▸ **Short exercise**
Do not include the pictures; repeat the rest of the data exactly.

▸ **Supplied data**
** begin **

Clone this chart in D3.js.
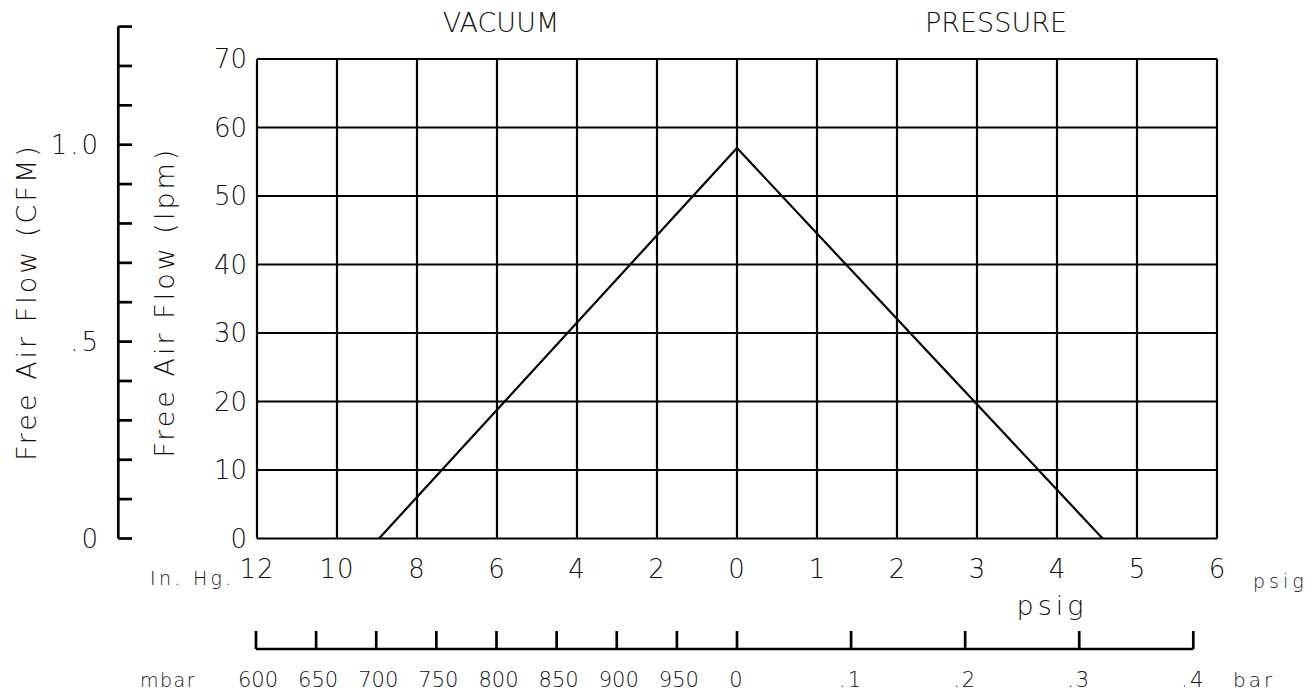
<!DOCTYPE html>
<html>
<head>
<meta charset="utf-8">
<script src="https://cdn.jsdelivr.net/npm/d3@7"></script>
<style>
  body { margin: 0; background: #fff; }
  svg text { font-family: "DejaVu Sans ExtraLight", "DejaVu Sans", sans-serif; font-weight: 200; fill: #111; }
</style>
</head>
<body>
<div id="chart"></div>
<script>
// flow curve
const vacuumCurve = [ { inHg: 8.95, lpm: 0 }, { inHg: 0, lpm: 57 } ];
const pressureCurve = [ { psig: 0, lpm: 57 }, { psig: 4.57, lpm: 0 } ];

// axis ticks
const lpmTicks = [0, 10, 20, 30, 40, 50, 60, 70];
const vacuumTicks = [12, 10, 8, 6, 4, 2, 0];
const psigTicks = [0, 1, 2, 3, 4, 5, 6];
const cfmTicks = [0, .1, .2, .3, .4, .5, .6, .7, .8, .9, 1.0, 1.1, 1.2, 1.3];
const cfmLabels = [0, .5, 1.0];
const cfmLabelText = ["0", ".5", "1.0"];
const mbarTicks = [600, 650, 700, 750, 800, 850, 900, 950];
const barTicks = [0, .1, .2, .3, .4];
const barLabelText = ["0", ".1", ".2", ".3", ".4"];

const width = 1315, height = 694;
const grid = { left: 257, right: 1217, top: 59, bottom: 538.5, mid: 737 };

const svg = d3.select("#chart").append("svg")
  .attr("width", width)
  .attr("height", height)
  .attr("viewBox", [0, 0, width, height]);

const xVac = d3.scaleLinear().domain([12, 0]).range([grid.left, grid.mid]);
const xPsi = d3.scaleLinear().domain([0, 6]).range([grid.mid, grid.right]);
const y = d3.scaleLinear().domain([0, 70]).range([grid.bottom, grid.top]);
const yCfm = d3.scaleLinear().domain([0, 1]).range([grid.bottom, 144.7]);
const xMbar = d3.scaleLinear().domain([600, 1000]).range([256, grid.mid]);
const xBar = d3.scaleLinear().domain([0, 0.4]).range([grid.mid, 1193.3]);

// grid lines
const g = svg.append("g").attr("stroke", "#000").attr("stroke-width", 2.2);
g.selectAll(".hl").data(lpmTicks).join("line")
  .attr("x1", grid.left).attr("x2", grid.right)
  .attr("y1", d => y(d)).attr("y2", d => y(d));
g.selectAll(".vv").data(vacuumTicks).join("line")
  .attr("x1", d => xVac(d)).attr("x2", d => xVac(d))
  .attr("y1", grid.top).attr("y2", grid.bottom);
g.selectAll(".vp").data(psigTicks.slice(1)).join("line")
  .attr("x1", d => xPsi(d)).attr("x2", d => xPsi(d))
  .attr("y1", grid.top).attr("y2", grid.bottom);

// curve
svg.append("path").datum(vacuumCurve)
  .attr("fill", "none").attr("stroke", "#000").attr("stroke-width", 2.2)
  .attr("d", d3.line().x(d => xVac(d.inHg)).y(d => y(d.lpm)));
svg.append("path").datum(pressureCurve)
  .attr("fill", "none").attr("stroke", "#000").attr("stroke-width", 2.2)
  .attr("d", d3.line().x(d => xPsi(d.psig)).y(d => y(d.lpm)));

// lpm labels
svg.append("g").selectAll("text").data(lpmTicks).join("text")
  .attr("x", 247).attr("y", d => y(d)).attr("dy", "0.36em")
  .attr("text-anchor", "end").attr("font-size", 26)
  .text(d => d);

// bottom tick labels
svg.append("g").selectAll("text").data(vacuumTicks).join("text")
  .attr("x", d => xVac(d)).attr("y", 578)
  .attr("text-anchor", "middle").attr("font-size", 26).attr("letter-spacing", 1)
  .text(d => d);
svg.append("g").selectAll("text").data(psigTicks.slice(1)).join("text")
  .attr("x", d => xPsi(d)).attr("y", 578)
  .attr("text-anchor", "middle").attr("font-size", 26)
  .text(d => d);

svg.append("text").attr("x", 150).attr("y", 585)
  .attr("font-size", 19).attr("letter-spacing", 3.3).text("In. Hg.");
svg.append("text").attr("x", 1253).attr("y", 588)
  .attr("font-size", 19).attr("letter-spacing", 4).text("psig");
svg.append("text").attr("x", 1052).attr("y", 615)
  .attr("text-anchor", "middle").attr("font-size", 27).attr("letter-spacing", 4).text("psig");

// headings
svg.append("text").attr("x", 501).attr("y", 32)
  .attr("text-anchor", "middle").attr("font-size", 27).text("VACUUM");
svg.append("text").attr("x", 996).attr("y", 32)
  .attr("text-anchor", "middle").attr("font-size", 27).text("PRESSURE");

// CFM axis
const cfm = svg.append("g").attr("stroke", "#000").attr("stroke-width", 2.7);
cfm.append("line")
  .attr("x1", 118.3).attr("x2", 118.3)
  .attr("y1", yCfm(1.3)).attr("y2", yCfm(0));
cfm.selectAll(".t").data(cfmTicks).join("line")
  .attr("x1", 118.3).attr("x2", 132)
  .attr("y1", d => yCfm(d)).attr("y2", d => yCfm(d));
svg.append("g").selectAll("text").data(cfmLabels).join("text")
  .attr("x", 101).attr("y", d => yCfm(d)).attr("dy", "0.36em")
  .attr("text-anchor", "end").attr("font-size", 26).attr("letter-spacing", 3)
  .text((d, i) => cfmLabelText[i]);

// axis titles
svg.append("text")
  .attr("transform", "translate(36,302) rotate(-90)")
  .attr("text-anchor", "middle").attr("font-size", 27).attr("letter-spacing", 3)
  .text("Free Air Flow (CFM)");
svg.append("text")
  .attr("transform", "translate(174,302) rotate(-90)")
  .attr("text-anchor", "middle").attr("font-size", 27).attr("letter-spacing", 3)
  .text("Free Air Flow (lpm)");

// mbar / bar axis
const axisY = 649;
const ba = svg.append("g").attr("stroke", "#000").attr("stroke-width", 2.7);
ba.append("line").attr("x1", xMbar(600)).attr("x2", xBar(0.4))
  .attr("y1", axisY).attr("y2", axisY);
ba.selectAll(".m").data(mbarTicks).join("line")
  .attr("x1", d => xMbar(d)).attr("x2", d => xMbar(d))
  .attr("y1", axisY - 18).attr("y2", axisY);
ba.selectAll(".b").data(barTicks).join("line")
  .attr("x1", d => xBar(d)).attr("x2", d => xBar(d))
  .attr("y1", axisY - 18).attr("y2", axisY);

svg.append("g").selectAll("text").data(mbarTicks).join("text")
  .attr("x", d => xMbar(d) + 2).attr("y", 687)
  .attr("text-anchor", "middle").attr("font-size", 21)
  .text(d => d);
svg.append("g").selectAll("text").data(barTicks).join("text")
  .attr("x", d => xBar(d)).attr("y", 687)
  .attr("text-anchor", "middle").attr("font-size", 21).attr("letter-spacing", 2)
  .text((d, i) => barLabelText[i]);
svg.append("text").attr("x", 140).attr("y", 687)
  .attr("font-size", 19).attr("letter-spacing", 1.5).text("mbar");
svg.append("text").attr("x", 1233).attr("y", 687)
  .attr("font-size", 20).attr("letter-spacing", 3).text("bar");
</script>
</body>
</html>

** end **

▸ **The result**
Clone this chart in D3.js.
<!DOCTYPE html>
<html>
<head>
<meta charset="utf-8">
<script src="https://cdn.jsdelivr.net/npm/d3@7"></script>
<style>
  body { margin: 0; background: #fff; }
  svg text { font-family: "DejaVu Sans ExtraLight", "DejaVu Sans", sans-serif; font-weight: 200; fill: #111; }
</style>
</head>
<body>
<div id="chart"></div>
<script>
// flow curve
const vacuumCurve = [ { inHg: 8.95, lpm: 0 }, { inHg: 0, lpm: 57 } ];
const pressureCurve = [ { psig: 0, lpm: 57 }, { psig: 4.57, lpm: 0 } ];

// axis ticks
const lpmTicks = [0, 10, 20, 30, 40, 50, 60, 70];
const vacuumTicks = [12, 10, 8, 6, 4, 2, 0];
const psigTicks = [0, 1, 2, 3, 4, 5, 6];
const cfmTicks = [0, .1, .2, .3, .4, .5, .6, .7, .8, .9, 1.0, 1.1, 1.2, 1.3];
const cfmLabels = [0, .5, 1.0];
const cfmLabelText = ["0", ".5", "1.0"];
const mbarTicks = [600, 650, 700, 750, 800, 850, 900, 950];
const barTicks = [0, .1, .2, .3, .4];
const barLabelText = ["0", ".1", ".2", ".3", ".4"];

const width = 1315, height = 694;
const grid = { left: 257, right: 1217, top: 59, bottom: 538.5, mid: 737 };

const svg = d3.select("#chart").append("svg")
  .attr("width", width)
  .attr("height", height)
  .attr("viewBox", [0, 0, width, height]);

const xVac = d3.scaleLinear().domain([12, 0]).range([grid.left, grid.mid]);
const xPsi = d3.scaleLinear().domain([0, 6]).range([grid.mid, grid.right]);
const y = d3.scaleLinear().domain([0, 70]).range([grid.bottom, grid.top]);
const yCfm = d3.scaleLinear().domain([0, 1]).range([grid.bottom, 144.7]);
const xMbar = d3.scaleLinear().domain([600, 1000]).range([256, grid.mid]);
const xBar = d3.scaleLinear().domain([0, 0.4]).range([grid.mid, 1193.3]);

// grid lines
const g = svg.append("g").attr("stroke", "#000").attr("stroke-width", 2.2);
g.selectAll(".hl").data(lpmTicks).join("line")
  .attr("x1", grid.left).attr("x2", grid.right)
  .attr("y1", d => y(d)).attr("y2", d => y(d));
g.selectAll(".vv").data(vacuumTicks).join("line")
  .attr("x1", d => xVac(d)).attr("x2", d => xVac(d))
  .attr("y1", grid.top).attr("y2", grid.bottom);
g.selectAll(".vp").data(psigTicks.slice(1)).join("line")
  .attr("x1", d => xPsi(d)).attr("x2", d => xPsi(d))
  .attr("y1", grid.top).attr("y2", grid.bottom);

// curve
svg.append("path").datum(vacuumCurve)
  .attr("fill", "none").attr("stroke", "#000").attr("stroke-width", 2.2)
  .attr("d", d3.line().x(d => xVac(d.inHg)).y(d => y(d.lpm)));
svg.append("path").datum(pressureCurve)
  .attr("fill", "none").attr("stroke", "#000").attr("stroke-width", 2.2)
  .attr("d", d3.line().x(d => xPsi(d.psig)).y(d => y(d.lpm)));

// lpm labels
svg.append("g").selectAll("text").data(lpmTicks).join("text")
  .attr("x", 247).attr("y", d => y(d)).attr("dy", "0.36em")
  .attr("text-anchor", "end").attr("font-size", 26)
  .text(d => d);

// bottom tick labels
svg.append("g").selectAll("text").data(vacuumTicks).join("text")
  .attr("x", d => xVac(d)).attr("y", 578)
  .attr("text-anchor", "middle").attr("font-size", 26).attr("letter-spacing", 1)
  .text(d => d);
svg.append("g").selectAll("text").data(psigTicks.slice(1)).join("text")
  .attr("x", d => xPsi(d)).attr("y", 578)
  .attr("text-anchor", "middle").attr("font-size", 26)
  .text(d => d);

svg.append("text").attr("x", 150).attr("y", 585)
  .attr("font-size", 19).attr("letter-spacing", 3.3).text("In. Hg.");
svg.append("text").attr("x", 1253).attr("y", 588)
  .attr("font-size", 19).attr("letter-spacing", 4).text("psig");
svg.append("text").attr("x", 1052).attr("y", 615)
  .attr("text-anchor", "middle").attr("font-size", 27).attr("letter-spacing", 4).text("psig");

// headings
svg.append("text").attr("x", 501).attr("y", 32)
  .attr("text-anchor", "middle").attr("font-size", 27).text("VACUUM");
svg.append("text").attr("x", 996).attr("y", 32)
  .attr("text-anchor", "middle").attr("font-size", 27).text("PRESSURE");

// CFM axis
const cfm = svg.append("g").attr("stroke", "#000").attr("stroke-width", 2.7);
cfm.append("line")
  .attr("x1", 118.3).attr("x2", 118.3)
  .attr("y1", yCfm(1.3)).attr("y2", yCfm(0));
cfm.selectAll(".t").data(cfmTicks).join("line")
  .attr("x1", 118.3).attr("x2", 132)
  .attr("y1", d => yCfm(d)).attr("y2", d => yCfm(d));
svg.append("g").selectAll("text").data(cfmLabels).join("text")
  .attr("x", 101).attr("y", d => yCfm(d)).attr("dy", "0.36em")
  .attr("text-anchor", "end").attr("font-size", 26).attr("letter-spacing", 3)
  .text((d, i) => cfmLabelText[i]);

// axis titles
svg.append("text")
  .attr("transform", "translate(36,302) rotate(-90)")
  .attr("text-anchor", "middle").attr("font-size", 27).attr("letter-spacing", 3)
  .text("Free Air Flow (CFM)");
svg.append("text")
  .attr("transform", "translate(174,302) rotate(-90)")
  .attr("text-anchor", "middle").attr("font-size", 27).attr("letter-spacing", 3)
  .text("Free Air Flow (lpm)");

// mbar / bar axis
const axisY = 649;
const ba = svg.append("g").attr("stroke", "#000").attr("stroke-width", 2.7);
ba.append("line").attr("x1", xMbar(600)).attr("x2", xBar(0.4))
  .attr("y1", axisY).attr("y2", axisY);
ba.selectAll(".m").data(mbarTicks).join("line")
  .attr("x1", d => xMbar(d)).attr("x2", d => xMbar(d))
  .attr("y1", axisY - 18).attr("y2", axisY);
ba.selectAll(".b").data(barTicks).join("line")
  .attr("x1", d => xBar(d)).attr("x2", d => xBar(d))
  .attr("y1", axisY - 18).attr("y2", axisY);

svg.append("g").selectAll("text").data(mbarTicks).join("text")
  .attr("x", d => xMbar(d) + 2).attr("y", 687)
  .attr("text-anchor", "middle").attr("font-size", 21)
  .text(d => d);
svg.append("g").selectAll("text").data(barTicks).join("text")
  .attr("x", d => xBar(d)).attr("y", 687)
  .attr("text-anchor", "middle").attr("font-size", 21).attr("letter-spacing", 2)
  .text((d, i) => barLabelText[i]);
svg.append("text").attr("x", 140).attr("y", 687)
  .attr("font-size", 19).attr("letter-spacing", 1.5).text("mbar");
svg.append("text").attr("x", 1233).attr("y", 687)
  .attr("font-size", 20).attr("letter-spacing", 3).text("bar");
</script>
</body>
</html>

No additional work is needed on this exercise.